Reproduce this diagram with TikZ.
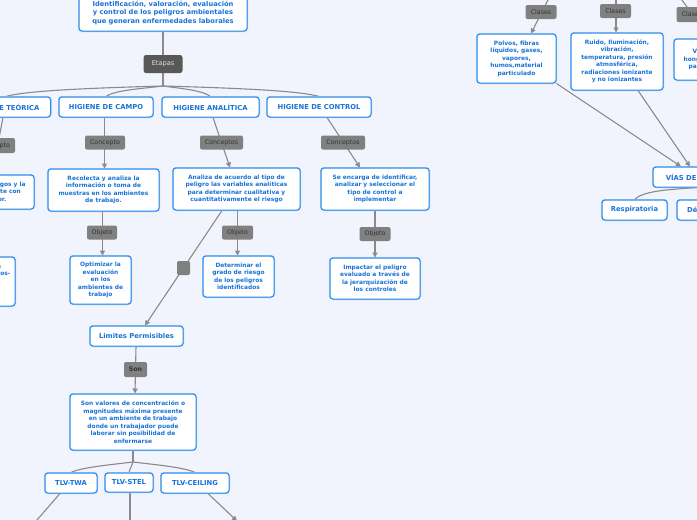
\documentclass[tikz,border=0pt]{standalone}
\usepackage{fontspec}
\setmainfont{DejaVu Sans}
\usetikzlibrary{arrows.meta}
\definecolor{bgc}{RGB}{242,244,253}
\definecolor{bord}{RGB}{45,140,235}
\definecolor{bordlt}{RGB}{150,196,245}
\definecolor{txb}{RGB}{25,115,215}
\definecolor{lnc}{RGB}{138,138,138}
\definecolor{lblf}{RGB}{128,128,128}
\definecolor{lblt}{RGB}{50,50,50}
\definecolor{darkf}{RGB}{88,88,88}
\definecolor{darkt}{RGB}{225,225,225}
\pgfdeclarelayer{back}
\pgfdeclarelayer{bg}
\pgfsetlayers{back,bg,main}
\begin{document}
\begin{tikzpicture}[x=1pt,y=-1pt,
  box/.style={draw=bord, line width=1pt, fill=white, rounded corners=3pt,
    preaction={draw=bordlt, line width=2pt},
    text=txb, align=center, inner sep=0pt,
    font=\fontsize{5.9}{7.5}\selectfont\bfseries},
  head/.style={box, font=\fontsize{6.8}{8}\selectfont\bfseries},
  sz/.style 2 args={minimum width=#1pt, minimum height=#2pt},
  lbl/.style={fill=lblf, rounded corners=2pt, text=lblt, inner sep=0pt,
    font=\fontsize{6.3}{7}\selectfont},
  dk/.style={fill=darkf, rounded corners=2.5pt, text=darkt, inner sep=0pt,
    font=\fontsize{6.6}{7}\selectfont},
  conn/.style={draw=lnc, line width=1.1pt},
  arr/.style={conn, -{Triangle[length=5pt,width=5pt]}}]
\begin{pgfonlayer}{back}
\fill[bgc] (0,0) rectangle (697,520);
\end{pgfonlayer}
\useasboundingbox (0,0) rectangle (697,520);

% ---- left tree ----
\node[box,sz={168}{36},font=\fontsize{6.7}{8.5}\selectfont\bfseries] (title) at (163,13)
  {Identificación, valoración, evaluación\\y control de los peligros ambientales\\que generan enfermedades laborales};
\node[dk,sz={39}{18}] (ep) at (163,64) {Etapas};
\coordinate (j1) at (163,86);

\node[head,sz={89}{20}] (ht) at (6,107) {HIGIENE TEÓRICA};
\node[head,sz={94}{20}] (hcp) at (106,107) {HIGIENE DE CAMPO};
\node[head,sz={97}{20}] (han) at (210.5,107) {HIGIENE ANALÍTICA};
\node[head,sz={104}{20}] (hco) at (319,107) {HIGIENE DE CONTROL};

\node[lbl,sz={40}{15}] (l1) at (-5,145.5) {Concepto};
\node[lbl,sz={40}{14}] (l2) at (105,142.5) {Concepto};
\node[lbl,sz={43}{14}] (l3) at (221.5,142.5) {Conceptos};
\node[lbl,sz={44}{14}] (l4) at (343,142.5) {Conceptos};

\node[box,sz={100}{34}] (t1) at (-16,192) {Identifica los riesgos y la\\relación existente con\\el trabajador.};
\node[box,sz={111}{42}] (t2) at (103.5,190) {Recolecta y analiza la\\información o toma de\\muestras en los ambientes\\de trabajo.};
\node[box,sz={127}{42}] (t3) at (236.5,189) {Analiza de acuerdo al tipo de\\peligro las variables analíticas\\para determinar cualitativa y\\cuantitativamente el riesgo};
\node[box,sz={108}{42}] (t4) at (375,189) {Se encarga de identificar,\\analizar y seleccionar el\\tipo de control a\\implementar};

\node[lbl,sz={30}{14}] (o2) at (102,232.5) {Objeto};
\node[lbl,sz={31}{14}] (o3) at (237.5,232.5) {Objeto};
\node[lbl,sz={31}{14}] (o4) at (375,234) {Objeto};

\node[box,sz={70}{49}] (u1) at (-20,281.5) {Identificar la\\fuente de riesgos-\\químicos,\\físicos y\\biológicos};
\node[box,sz={61}{48}] (u2) at (100.5,280) {Optimizar la\\evaluación\\en los\\ambientes de\\trabajo};
\node[box,sz={71}{41}] (u3) at (238.5,276.5) {Determinar el\\grado de riesgo\\de los peligros\\identificados};
\node[box,sz={90}{41}] (u4) at (375,278.5) {Impactar el peligro\\evaluado a través de\\la jerarquización de\\los controles};

\node[lbl,sz={13}{14}] (sq) at (183.5,268) {};
\node[head,sz={93}{20}] (lp) at (136.5,336) {Limites Permisibles};
\node[lbl,sz={23}{15},font=\fontsize{6.3}{7}\selectfont\bfseries] (son) at (135.5,369.5) {Son};
\node[box,sz={126}{56}] (sv) at (133,422) {Son valores de concentración o\\magnitudes máxima presente\\en un ambiente de trabajo\\donde un trabajador puede\\laborar sin posibilidad de\\enfermarse};
\coordinate (j2) at (133,462);
\node[head,sz={52}{20}] (tw) at (71,483) {TLV-TWA};
\node[head,sz={48}{19}] (ts) at (129,482.5) {TLV-STEL};
\node[head,sz={68}{20}] (tc) at (195,483) {TLV-CEILING};
\coordinate (b1) at (30,528);
\coordinate (b2) at (130,530);
\coordinate (b3) at (237,521);

% ---- right tree ----
\coordinate (p1) at (554,-12);
\coordinate (p2) at (616,-12);
\coordinate (p3) at (679,-4);
\node[lbl,sz={31}{14}] (k1) at (541,12) {Clases};
\node[lbl,sz={31}{14}] (k2) at (615.5,11) {Clases};
\node[lbl,sz={31}{15}] (k3) at (692,14.5) {Clases};
\node[box,sz={79}{49}] (A) at (516.5,58.5) {Polvos, fibras\\líquidos, gases,\\vapores,\\humos,material\\particulado};
\node[box,sz={92}{57}] (B) at (617,61.5) {Ruido, Iluminación,\\vibración,\\temperatura, presión\\atmosférica,\\radiaciones ionizante\\y no ionizantes};
\node[box,sz={92}{41}] (C) at (720,59.5) {Virus, bacterias,\\hongos, protozoarios,\\parásitos, insectos};
\node[head,sz={93}{20}] (V) at (699.5,177) {VÍAS DE INGRESO};
\node[head,sz={65}{20}] (R) at (634.5,210) {Respiratoria};
\node[head,sz={52}{20}] (D) at (703,210) {Dérmica};

\begin{pgfonlayer}{bg}
\draw[conn] (title.south) -- (ep.north);
\draw[conn] (ep.south) -- (j1);
\draw[conn] (j1) .. controls +(-70,2) and +(20,-6) .. (ht.north);
\draw[conn] (j1) .. controls +(-25,3) and +(8,-6) .. (hcp.north);
\draw[conn] (j1) .. controls +(22,3) and +(-8,-6) .. (han.north);
\draw[conn] (j1) .. controls +(70,2) and +(-20,-6) .. (hco.north);

\draw[arr] ([xshift=-3pt]ht.south) -- ([xshift=8pt]t1.north);
\draw[arr] ([xshift=-1.5pt]hcp.south) -- ([xshift=1pt]t2.north);
\draw[arr] ([xshift=2.5pt]han.south) -- ([xshift=-6.5pt]t3.north);
\draw[arr] ([xshift=8pt]hco.south) -- ([xshift=-15pt]t4.north);

\draw[arr] (t1.south) -- (u1.north);
\draw[arr] ([xshift=-1pt]t2.south) -- ([xshift=2pt]u2.north);
\draw[arr] ([xshift=1pt]t3.south) -- ([xshift=-1pt]u3.north);
\draw[arr] (t4.south) -- (u4.north);

\draw[arr] ([xshift=-14.5pt]t3.south) -- ([xshift=8.5pt]lp.north);
\draw[arr] ([xshift=-0.5pt]lp.south) -- ([xshift=2pt]sv.north);

\draw[conn] (sv.south) -- (j2);
\draw[conn] (j2) .. controls +(-25,3) and +(10,-5) .. (tw.north);
\draw[conn] (j2) .. controls +(-1,3) and +(1,-4) .. (ts.north);
\draw[conn] (j2) .. controls +(25,3) and +(-10,-5) .. (tc.north);
\draw[arr] ([xshift=-11pt]tw.south) -- (b1);
\draw[arr] ([xshift=1pt]ts.south) -- (b2);
\draw[arr] ([xshift=13pt]tc.south) -- (b3);

\draw[arr] (p1) -- ([xshift=14.5pt]A.north);
\draw[arr] (p2) -- ([xshift=-1pt]B.north);
\draw[arr] (p3) -- ([xshift=-10pt]C.north);
\draw[arr] (A.south east) -- ([xshift=-18.5pt]V.north);
\draw[arr] ([xshift=21pt]B.south) -- ([xshift=-9.5pt]V.north);
\draw[conn] (V.south) .. controls +(-35,2) and +(8,-8) .. (R.north);
\draw[conn] (V.south) .. controls +(1,5) and +(-1,-5) .. (D.north);
\end{pgfonlayer}
\end{tikzpicture}
\end{document}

§ Given request
Each line from the top of the material through the line containing "(l4) at (343,142.5)" should be reproduced exactly; please drop any images.

§ Written reply
Reproduce this diagram with TikZ.
\documentclass[tikz,border=0pt]{standalone}
\usepackage{fontspec}
\setmainfont{DejaVu Sans}
\usetikzlibrary{arrows.meta}
\definecolor{bgc}{RGB}{242,244,253}
\definecolor{bord}{RGB}{45,140,235}
\definecolor{bordlt}{RGB}{150,196,245}
\definecolor{txb}{RGB}{25,115,215}
\definecolor{lnc}{RGB}{138,138,138}
\definecolor{lblf}{RGB}{128,128,128}
\definecolor{lblt}{RGB}{50,50,50}
\definecolor{darkf}{RGB}{88,88,88}
\definecolor{darkt}{RGB}{225,225,225}
\pgfdeclarelayer{back}
\pgfdeclarelayer{bg}
\pgfsetlayers{back,bg,main}
\begin{document}
\begin{tikzpicture}[x=1pt,y=-1pt,
  box/.style={draw=bord, line width=1pt, fill=white, rounded corners=3pt,
    preaction={draw=bordlt, line width=2pt},
    text=txb, align=center, inner sep=0pt,
    font=\fontsize{5.9}{7.5}\selectfont\bfseries},
  head/.style={box, font=\fontsize{6.8}{8}\selectfont\bfseries},
  sz/.style 2 args={minimum width=#1pt, minimum height=#2pt},
  lbl/.style={fill=lblf, rounded corners=2pt, text=lblt, inner sep=0pt,
    font=\fontsize{6.3}{7}\selectfont},
  dk/.style={fill=darkf, rounded corners=2.5pt, text=darkt, inner sep=0pt,
    font=\fontsize{6.6}{7}\selectfont},
  conn/.style={draw=lnc, line width=1.1pt},
  arr/.style={conn, -{Triangle[length=5pt,width=5pt]}}]
\begin{pgfonlayer}{back}
\fill[bgc] (0,0) rectangle (697,520);
\end{pgfonlayer}
\useasboundingbox (0,0) rectangle (697,520);

% ---- left tree ----
\node[box,sz={168}{36},font=\fontsize{6.7}{8.5}\selectfont\bfseries] (title) at (163,13)
  {Identificación, valoración, evaluación\\y control de los peligros ambientales\\que generan enfermedades laborales};
\node[dk,sz={39}{18}] (ep) at (163,64) {Etapas};
\coordinate (j1) at (163,86);

\node[head,sz={89}{20}] (ht) at (6,107) {HIGIENE TEÓRICA};
\node[head,sz={94}{20}] (hcp) at (106,107) {HIGIENE DE CAMPO};
\node[head,sz={97}{20}] (han) at (210.5,107) {HIGIENE ANALÍTICA};
\node[head,sz={104}{20}] (hco) at (319,107) {HIGIENE DE CONTROL};

\node[lbl,sz={40}{15}] (l1) at (-5,145.5) {Concepto};
\node[lbl,sz={40}{14}] (l2) at (105,142.5) {Concepto};
\node[lbl,sz={43}{14}] (l3) at (221.5,142.5) {Conceptos};
\node[lbl,sz={44}{14}] (l4) at (343,142.5) {Conceptos};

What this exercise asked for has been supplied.